Lo spaghetti-western fu un gran calderone stilistico, che prese il genere di partenza e lo sottopose a riscritture di ogni tipo: film parodico-nostalgici alla Leone, la variante palesemente comica alla Trinità, western politici di sinistra (spesso scritti da Franco Solinas e interpretati da Gian Maria Volonté). Un processo che a ben vedere rientra a pieno titolo in quel processo di ripensamento dei generi già in corso da tempo nella patria del western: ancor prima che in un iconoclasta (malinconico) come Peckinpah, in un padre fondatore come Howard Hawks, che amava mescolare i toni drammatici delle storie di cowboys con la leggerezza briosa della commedia.

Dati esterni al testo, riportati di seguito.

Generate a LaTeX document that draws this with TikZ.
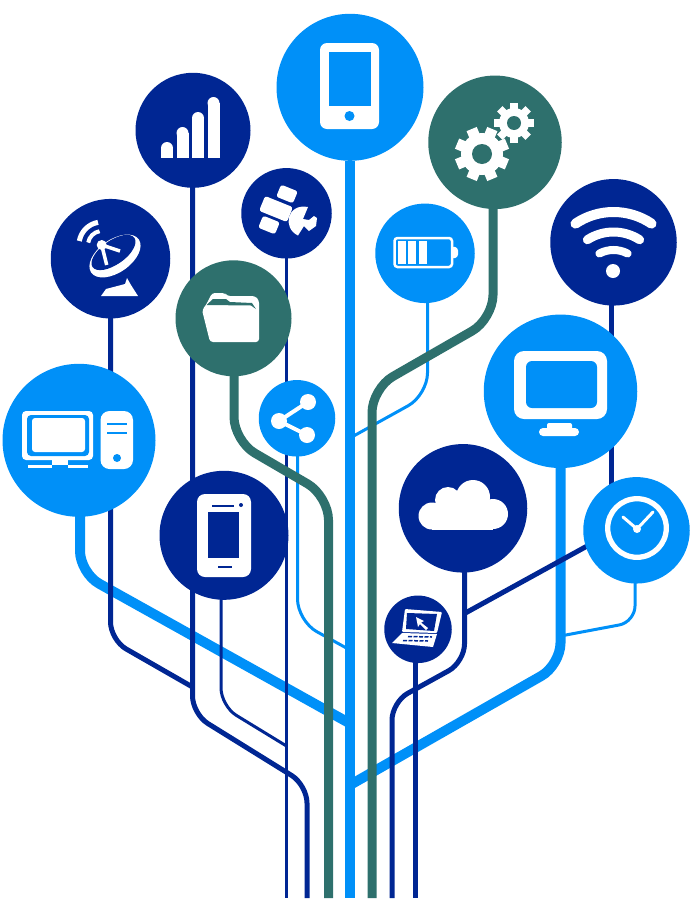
\documentclass[tikz,border=0pt]{standalone}
\usepackage{tikz}
\usepackage{xcolor}
\definecolor{navytone}{HTML}{002693}
\definecolor{skytone}{HTML}{0090F8}
\definecolor{leaftone}{HTML}{2E706D}
\pgfdeclarelayer{lines}
\pgfsetlayers{lines,main}
\begin{document}
\begin{tikzpicture}[
x=1pt, y=-1pt,
navydot/.style={circle, fill=navytone, inner sep=0pt, minimum size=#1},
skydot/.style={circle, fill=skytone, inner sep=0pt, minimum size=#1},
leafdot/.style={circle, fill=leaftone, inner sep=0pt, minimum size=#1},
navyline/.style={draw=navytone, line width=#1, rounded corners=18pt},
skyline/.style={draw=skytone, line width=#1, rounded corners=22pt},
leafline/.style={draw=leaftone, line width=9pt, rounded corners=24pt},
icon/.style={fill=white},
iconline/.style={draw=white, line width=#1}
]
\useasboundingbox (0,0) rectangle (700,900);

\node[skydot=147pt] (phone) at (350,87.3) {};
\node[navydot=115pt] (bars) at (193,130.3) {};
\node[navydot=119.5pt] (dish) at (110.5,258.7) {};
\node[navydot=90.5pt] (satellite) at (286.5,213.3) {};
\node[leafdot=116pt] (folder) at (233.5,318.3) {};
\node[leafdot=133.5pt] (gears) at (495,142.3) {};
\node[skydot=99.5pt] (battery) at (425,253.3) {};
\node[navydot=126.5pt] (wifi) at (613.5,242.3) {};
\node[skydot=153pt] (computer) at (79,440.3) {};
\node[skydot=76.5pt] (share) at (297,418.3) {};
\node[navydot=129pt] (mobile) at (224,535.3) {};
\node[skydot=153.5pt] (monitor) at (560.5,391.3) {};
\node[navydot=128.5pt] (cloud) at (463,508.3) {};
\node[skydot=106.5pt] (clock) at (636.5,530.3) {};
\node[navydot=67.5pt] (laptop) at (418,629.3) {};

\coordinate (trunkend) at (350,898);
\coordinate (computerknee) at (80,573);
\coordinate (computerjoin) at (350,723.5);
\coordinate (monitorknee) at (560.5,665);
\coordinate (monitorjoin) at (350,785);
\coordinate (folderknee) at (234,441);
\coordinate (folderbend) at (328.5,496);
\coordinate (folderend) at (328.5,898);
\coordinate (gearsknee) at (493,319);
\coordinate (gearsbend) at (372,388.5);
\coordinate (gearsend) at (372,898);
\coordinate (dishknee) at (110.5,640);
\coordinate (dishjoin) at (192.5,687);
\coordinate (barsknee) at (192.5,714);
\coordinate (barsbend) at (307,785);
\coordinate (barsend) at (307,898);
\coordinate (mobileknee) at (221,706);
\coordinate (mobilejoin) at (286.5,746);
\coordinate (satelliteend) at (286.5,898);
\coordinate (shareknee) at (297.5,621);
\coordinate (sharejoin) at (350,650);
\coordinate (batteryknee) at (427.5,395);
\coordinate (batteryjoin) at (350,438);
\coordinate (wifidrop) at (611.5,400);
\coordinate (cloudknee) at (464.5,662);
\coordinate (cloudbend) at (392,702);
\coordinate (cloudend) at (392,898);
\coordinate (cloudjoin) at (464.5,613.5);
\coordinate (clockknee) at (635,622);
\coordinate (clockjoin) at (560.5,636);
\coordinate (laptopend) at (415.5,898);

\begin{pgfonlayer}{lines}
\draw[skyline=3pt] (shareknee |- share) -- (shareknee) -- (sharejoin);
\draw[skyline=3pt] (batteryknee |- battery) -- (batteryknee) -- (batteryjoin);
\draw[skyline=3pt, rounded corners=16pt] (clockknee |- clock) -- (clockknee) -- (clockjoin);
\draw[skyline=10pt] (computerknee |- computer) -- (computerknee) -- (computerjoin);
\draw[skyline=10pt] (monitorknee |- monitor) -- (monitorknee) -- (monitorjoin);
\draw[skyline=10pt] (phone) -- (trunkend);
\draw[navyline=5pt] (dishknee |- dish) -- (dishknee) -- (dishjoin);
\draw[navyline=5pt] (barsknee |- bars) -- (barsknee) -- (barsbend) -- (barsend);
\draw[navyline=3pt] (mobileknee |- mobile) -- (mobileknee) -- (mobilejoin);
\draw[navyline=3.5pt] (satellite.center -| satelliteend) -- (satelliteend);
\draw[navyline=5pt] (wifidrop |- wifi) -- (wifidrop |- clock);
\draw[navyline=5pt] (cloudknee |- cloud) -- (cloudknee) -- (cloudbend) -- (cloudend);
\draw[navyline=5pt, shorten <=-3pt] (clock.198) -- (cloudjoin);
\draw[navyline=5.5pt] (laptopend |- laptop) -- (laptopend);
\draw[leafline] (folderknee |- folder) -- (folderknee) -- (folderbend) -- (folderend);
\draw[leafline] (gearsknee |- gears) -- (gearsknee) -- (gearsbend) -- (gearsend);
\end{pgfonlayer}

\fill[icon, rounded corners=7pt] (320,43) rectangle (379,129);
\fill[skytone] (328.5,52) rectangle (371,105.5);
\fill[skytone] (349.5,116) circle (5pt);

\foreach \bx/\bt in {161/142, 176.5/127, 192/112, 207.5/97} {
  \fill[icon] (\bx,\bt+6) rectangle (\bx+12,158);
  \fill[icon] (\bx+6,\bt+6) circle (6pt);
}

\draw[iconline=5pt] (102,245) ++(100:23pt) arc[start angle=100, end angle=170, radius=23pt];
\draw[iconline=4pt] (102,245) ++(100:14pt) arc[start angle=100, end angle=170, radius=14pt];
\fill[icon, rotate around={35:(115,256)}] (115,256) ellipse [x radius=29pt, y radius=16.5pt];
\fill[navytone, rotate around={35:(113.5,252.5)}] (113.5,252.5) ellipse [x radius=25.5pt, y radius=12pt];
\draw[navytone, line width=1.2pt] (95,265) .. controls (106,270) and (122,264) .. (131,251);
\draw[iconline=3.5pt] (101.7,245) -- (106.7,265);
\draw[iconline=3.5pt] (101.7,245) -- (120,251);
\fill[icon] (101.7,245) circle (5pt);
\fill[icon] (101,296) -- (106,289) -- (125,284) -- (127,278) -- (131,285) -- (138,296) -- cycle;

\fill[icon, rounded corners=2.5pt, rotate around={-22:(287,194)}] (278,187.5) rectangle (296,200.5);
\fill[icon, rounded corners=2.5pt, rotate around={-22:(276,209)}] (261,201) rectangle (291,217);
\fill[icon, rounded corners=2.5pt, rotate around={-22:(269,225)}] (260,218.5) rectangle (278,231.5);
\fill[icon] (308,207) .. controls (287,203) and (282,228) .. (298,235.5) -- (304,226) -- (309,231) -- (316,226) -- (317,218) -- (314,216) -- (309,220) -- (303,219) -- cycle;

\fill[icon, rounded corners=3pt] (202,310) -- (206,305) -- (212,293) -- (225,293) -- (227,296) -- (255,296) -- (259,300) -- (259,342) -- (210,342) -- cycle;
\fill[leaftone] (206.5,305) -- (213,299) -- (226,299) -- (230,302) -- (252,303) -- (256,309) -- (251,305.5) -- cycle;

\foreach \gx/\gy/\rbody/\rtip/\rhole/\twidth/\gstart in {482/154/21/27/10/11/22.5, 514/123/15/20/7/7.5/0} {
  \fill[icon] (\gx,\gy) circle (\rbody pt);
  \foreach \k in {0,...,7}
    \draw[iconline=\twidth pt] (\gx,\gy) -- ++({\gstart+45*\k}:\rtip pt);
  \fill[leaftone] (\gx,\gy) circle (\rhole pt);
}

\draw[iconline=2.5pt, rounded corners=3pt] (394.5,238) rectangle (452,267);
\foreach \cellx in {398,408,419}
  \fill[icon] (\cellx,241) rectangle (\cellx+7.5,264);
\fill[icon, rounded corners=2.5pt] (452,246) -- (458,248) -- (458,257) -- (452,259) -- cycle;

\foreach \wr/\wa/\wl in {68/34/10pt, 48/33/9pt, 30/28/8pt}
  \draw[iconline=\wl, line cap=round] (613.5,280) ++(90-\wa:\wr pt) arc[start angle=90-\wa, end angle=90+\wa, radius=\wr pt];
\fill[icon] (613,271) circle (7pt);

\fill[icon, rounded corners=4pt] (22,411) rectangle (93,460);
\fill[skytone, rounded corners=4pt] (27,415) rectangle (89,456);
\fill[icon, rounded corners=3pt] (32,418) rectangle (85,452);
\fill[icon] (52,460) rectangle (68,465);
\fill[icon] (28,465) rectangle (52,468);
\fill[icon] (68,465) rectangle (88,468);
\fill[icon, rounded corners=9pt] (100.5,411) rectangle (133,469);
\draw[skytone, line width=2.5pt] (107,424) -- (127,424);
\draw[skytone, line width=2.5pt] (107,433) -- (127,433);
\fill[skytone] (117,458) circle (4pt);

\draw[iconline=4pt] (308,402) -- (279,421) -- (307,435);
\fill[icon] (308,402) circle (8pt);
\fill[icon] (279,421) circle (8pt);
\fill[icon] (307,435) circle (8pt);

\fill[icon, rounded corners=8pt] (197,494) rectangle (251,577);
\fill[navytone] (208,512) rectangle (239,558);
\draw[navytone, line width=2pt] (212,506) -- (234,506);
\fill[navytone] (241,505) circle (2pt);
\draw[navytone, line width=1.5pt] (218,567) -- (232,567);

\fill[icon, rounded corners=10pt] (514,351) rectangle (607,419);
\fill[skytone, rounded corners=6pt] (526,361) rectangle (597,408);
\fill[icon, rounded corners=2pt] (547,423) rectangle (572,432);
\fill[icon, rounded corners=4pt] (539,428) rectangle (579,436);

\fill[icon] (432,516) circle (13.5pt);
\fill[icon] (448,500) circle (13pt);
\fill[icon] (473,497) circle (17pt);
\fill[icon] (493,514) circle (15pt);
\fill[icon] (432,505) rectangle (493,529.5);

\draw[iconline=5.3pt] (637,528) circle (29.3pt);
\draw[iconline=3pt, line cap=round] (623,517) -- (637,529) -- (653,512);
\fill[icon] (637,529) circle (4pt);

\fill[icon, rounded corners=1pt] (405,609) -- (442,612) -- (437,633) -- (402,632) -- cycle;
\fill[navytone] (407,613) -- (437,614) -- (434,631) -- (406,629) -- cycle;
\fill[icon] (416,617) -- (424,621) -- (421,622.5) -- (428,628) -- (426,630) -- (420,624) -- (418,627) -- cycle;
\fill[icon] (402,633) -- (437,634) -- (433,647) -- (392,643) -- cycle;
\draw[navytone, line width=1.5pt, dash pattern=on 4pt off 1.5pt] (408,636.5) -- (432,637);
\draw[navytone, line width=1.5pt, dash pattern=on 4pt off 1.5pt] (403,640.5) -- (428,641);

\end{tikzpicture}
\end{document}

Proprio in Lo chiamavano Trinità, le divertenti scene in cui Terence Hill ferma il sangue da una ferita con un dito oppure si fa un bagno per scrostarsi di dosso strati di sudiciume, sembrano citazioni di due film di Hawks, rispettivamente El Dorado e Un dollaro d’onore.

Il sapore ridanciano di Lo chiamavano Trinità quindi, non è in assoluto una novità: lo stesso Leone lo impiegava a piene mani, però riassorbendolo in un predominante tono malinconico e mitologizzante, dal quale Trinità si tiene lontano, mettendo tutto su un piano esplicitamente farsesco. Il risultato è una vera e propria parodia, che fa propri certi stilemi leoniani – la dilatazione temporale dell’azione, l’ambientazione di sapore messicano, l’infallibilità proverbiale del killer – però esasperandoli e funzionalizzandoli all’effetto comico.

La spezia dell’ironia leoniana nello spaghetti-western alla Trinità diventa condimento esclusivo, servito dalla più classica delle coppie comiche: Spencer e Hill (già insieme nei film di Giuseppe Colizzi), ossia il grasso e il magro, il brutto e il bello, il gigante brontolone e il gaglioffo fascinoso.

Lo chiamavano Trinità, con seguiti ed epigoni, costituì l’apice e il tramonto del genere, in pochi anni spazzato via dalla crisi dell’industria cinematografica italiana e il drastico ridimensionamento di quel pubblico popolare che aveva tenuto in vita peplum e musicarelli, poliziotteschi e decamerotici. Ma prima della fine, lo spaghetti western produsse un film che era come un canto del cigno, e la quadratura del cerchio: Il mio nome è nessuno, prodotto ovviamente da Leone, in cui recitavano Terence Hill ed Henry Fonda. Vale a dire il campione del genere parodico e una leggenda vivente di Hollywood, circonfusa dell’aura mitica dei western di John Ford e William Wellman.

Questo a dimostrazione del fatto che la variante spaghetti non poteva essere ridotta a una parentesi insignificante nella storia del western, di cui era un figlio legittimo capace di dialogare col genere maggiore e anche di emanciparsene (sull’autonomia del western italiano insiste il bel libro recente di Alberto Pezzotta). I cortocircuiti tra Stati Uniti e Italia sono confermati da diversi western americani degli anni Settanta, Impiccalo più in alto, Io sono la legge, i film diretti da Clint Eastwood naturalmente, che inglobano espedienti stilistici e narrativi provenienti dall’altro lato dell’oceano. Influenze sempre ammesse anche dal cinefilo Quentin Tarantino, il più “spaghetti” tra i cineasti statunitensi, il cui prossimo film, guarda caso, è un altro western, The Hateful Eight.